I might go ahead and make an example implementation of this. Should I do the whole TMB_ATOMIC_VECTOR_FUNCTION thing, or just code it as a simple function for now?

kaskr commented 4 years ago

@bbolker OK, that looks like an improvement of the original posfun.

Reading your pdf document I was reminded of the fact that the original posfun adds a penalty to nll. That makes sense when box-constraining model parameters. However, for random effects it's not that simple... We must make sure that our specified model density (corresponding to nll) without data integrates to one, right? However, it seems to me that adding penalties messes up the normalizing constant.

Before considering implementation details of posfun, perhaps it's worth demonstrating on a simple simulation-reestimation example that you can make box constraints work on random effects using posfun? (I doubt it will work... Am I missing something?)

bbolker commented 4 years ago

Getting back to this ... what kind of example do you suggest? If the constraints aren't binding at the optimal solution (i.e. if the main purpose of posfun is to get us through/around bad patches of parameter space), then it should be OK ... @James-Thorson's example above "works", but I think the main purpose of that example was to show that the old posfun was grossly broken for random effects (because of the derivative characteristics), not that it would give a good/correct answers when the constraints were binding ...

kaskr commented 4 years ago

@bbolker That is exactly my problem: I cannot imagine any random effect examples for which posfun is useful!

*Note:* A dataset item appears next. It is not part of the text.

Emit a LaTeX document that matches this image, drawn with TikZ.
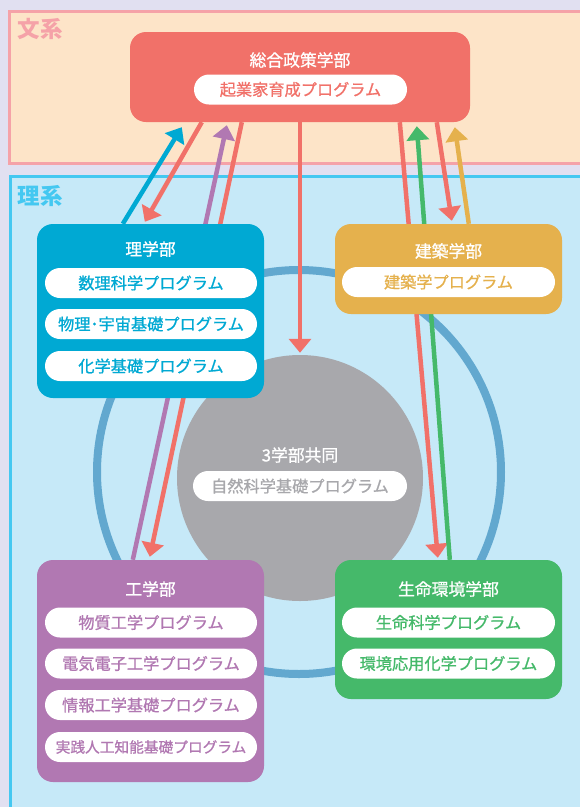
\documentclass[tikz,border=0pt]{standalone}
\usepackage{fontspec}
\setmainfont{Noto Sans CJK JP}
\newfontfamily\medfont{Noto Sans CJK JP}[FakeBold=0.9]
\usetikzlibrary{arrows.meta,calc}
\definecolor{bglav}{HTML}{E1E0F1}
\definecolor{bunfill}{HTML}{FDE4C8}
\definecolor{bunline}{HTML}{F5A2A8}
\definecolor{rifill}{HTML}{C6E9F8}
\definecolor{riline}{HTML}{44C8F1}
\definecolor{csogo}{HTML}{F17169}
\definecolor{crigaku}{HTML}{00A9D3}
\definecolor{cken}{HTML}{E5B14D}
\definecolor{ckou}{HTML}{B178B2}
\definecolor{csei}{HTML}{45B96A}
\definecolor{cgray}{HTML}{A8A8AC}
\definecolor{cring}{HTML}{62A8CF}
\pgfdeclarelayer{back}
\pgfdeclarelayer{mid}
\pgfsetlayers{back,mid,main}
\tikzset{
  facbox/.style={rounded corners=16pt, inner sep=0pt, draw=none},
  ftitle/.style={text=white, inner sep=0pt, font=\medfont\fontsize{16.8}{17}\selectfont},
  pill/.style={fill=white, rounded corners=15pt, minimum height=30pt, minimum width=212pt, inner sep=0pt, font=\medfont\fontsize{16.2}{16}\selectfont},
  arr/.style={line width=4.5pt, -{Triangle[width=22pt,length=14pt]}},
  area/.style={font=\fontsize{22.5}{23}\selectfont\bfseries, inner sep=0pt}
}
\begin{document}
\begin{tikzpicture}[x=1pt,y=-1pt]
\useasboundingbox (0,0) rectangle (580,807);
\clip (0,0) rectangle (580,807);
\begin{pgfonlayer}{back}
\fill[bglav] (0,0) rectangle (580,807);
\draw[bunline, fill=bunfill, line width=3pt] (9.5,11) rectangle (640,163.5);
\draw[riline, fill=rifill, line width=3pt] (10.5,176.5) rectangle (640,860);
\draw[cring, line width=8pt] (299,472) circle[radius=202];
\node[circle, fill=cgray, minimum size=246pt, inner sep=0pt] (circ) at (300,478) {};
\end{pgfonlayer}
\node[area, text=bunline] (bun) at (40,29) {文系};
\node[area, text=riline] (ri) at (40,196) {理系};
% faculty boxes
\node[facbox, fill=csogo, minimum width=340pt, minimum height=90pt] (sogo) at (300,77) {};
\node[ftitle] (sogot) at (300,60) {総合政策学部};
\node[pill, text=csogo, minimum width=213pt] (sogop) at (300.5,89.5) {起業家育成プログラム};
\node[facbox, fill=crigaku, minimum width=227pt, minimum height=174pt] (rig) at (150.5,311) {};
\node[ftitle] (rigt) at (150.5,249) {理学部};
\node[pill, text=crigaku] (rigp1) at (151,283) {数理科学プログラム};
\node[pill, text=crigaku] (rigp2) at (151,324) {物理･宇宙基礎プログラム};
\node[pill, text=crigaku] (rigp3) at (151,366) {化学基礎プログラム};
\node[facbox, fill=cken, minimum width=227pt, minimum height=90pt] (ken) at (448.5,269) {};
\node[ftitle] (kent) at (448.5,251) {建築学部};
\node[pill, text=cken, minimum width=213pt] (kenp) at (448.5,282) {建築学プログラム};
\node[facbox, fill=ckou, minimum width=227pt, minimum height=222pt] (kou) at (150.5,671) {};
\node[ftitle] (kout) at (150.5,589) {工学部};
\node[pill, text=ckou] (koup1) at (151,622.5) {物質工学プログラム};
\node[pill, text=ckou] (koup2) at (151,663.5) {電気電子工学プログラム};
\node[pill, text=ckou] (koup3) at (151,705) {情報工学基礎プログラム};
\node[pill, text=ckou, font=\medfont\fontsize{14.7}{15}\selectfont] (koup4) at (151,747) {実践人工知能基礎プログラム};
\node[facbox, fill=csei, minimum width=227pt, minimum height=139pt] (sei) at (448.5,629.5) {};
\node[ftitle] (seit) at (448.5,589) {生命環境学部};
\node[pill, text=csei, minimum width=213pt] (seip1) at (448.5,622.5) {生命科学プログラム};
\node[pill, text=csei, minimum width=213pt] (seip2) at (448.5,663.5) {環境応用化学プログラム};
\node[ftitle] (circt) at (300,455) {3学部共同};
\node[pill, text=cgray, minimum width=214pt] (circp) at (300,486) {自然科学基礎プログラム};
% connectors
\begin{pgfonlayer}{mid}
\draw[arr, crigaku] ($(rig.north west)+(86,0)$) -- ($(sogo.south west)+(52,5)$);
\draw[arr, csogo] ($(sogo.south west)+(72,0)$) -- ($(rig.north west)+(108,-2)$);
\draw[arr, ckou] ($(kou.north west)+(96,0)$) -- ($(sogo.south west)+(97,3)$);
\draw[arr, csogo] ($(sogo.south west)+(112,0)$) -- ($(kou.north west)+(113,-3)$);
\draw[arr, csogo] (sogo.south) -- ($(circ.north)+(0,-2)$);
\draw[arr, csogo] ($(sogo.south west)+(270,0)$) -- ($(sei.north west)+(103,-2)$);
\draw[arr, csei] ($(sei.north west)+(115,0)$) -- ($(sogo.south west)+(287,4)$);
\draw[arr, csogo] ($(sogo.south west)+(307,0)$) -- ($(ken.north west)+(117,-3)$);
\draw[arr, cken] ($(ken.north west)+(134,0)$) -- ($(sogo.south west)+(325,5)$);
\end{pgfonlayer}
\end{tikzpicture}
\end{document}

If the constraints aren't binding at the optimal solution (i.e. if the main purpose of posfun is to get us through/around bad patches of parameter space), then it should be OK ...

Example: Consider integrating dnorm(x) * (x > -1) using the Laplace approximation corresponding to a 'bad patch' x < -1 coded up using posfun. The constraint is non-binding so the Laplace approximation is the same as that of dnorm(x) - i.e. obviously wrong. I could have picked any other 'bad patch' on negative reals and the result would be the same. How do you decide whether the patch is insignificant in general? And what did I gain in my example above by using posfun to handle the constraint?

MarkMaunder commented 4 years ago

Did any solve this issue for the state-space theta-logistic model using posfun with lognormal process error? I am using it and having convergence issues. The reason posfun is needed is because it is catch conditioned (catch is removed as known). Is using posfun with random effects just a bad idea and you have to estimate F as a random effect and fit to catch.

kaskr commented 4 years ago

@MarkMaunder

Is using posfun with random effects just a bad idea

Yes!

The reason posfun is needed is because it is catch conditioned (catch is removed as known)

If I understand the problem correctly, there's a constraint on the state variable log(B) in that current catch must be smaller than current biomass C < B. Couldn't that be handled by transforming the state variable? U := log(B-C)

(BTW: This discussion is more appropriate for tmb-users list...)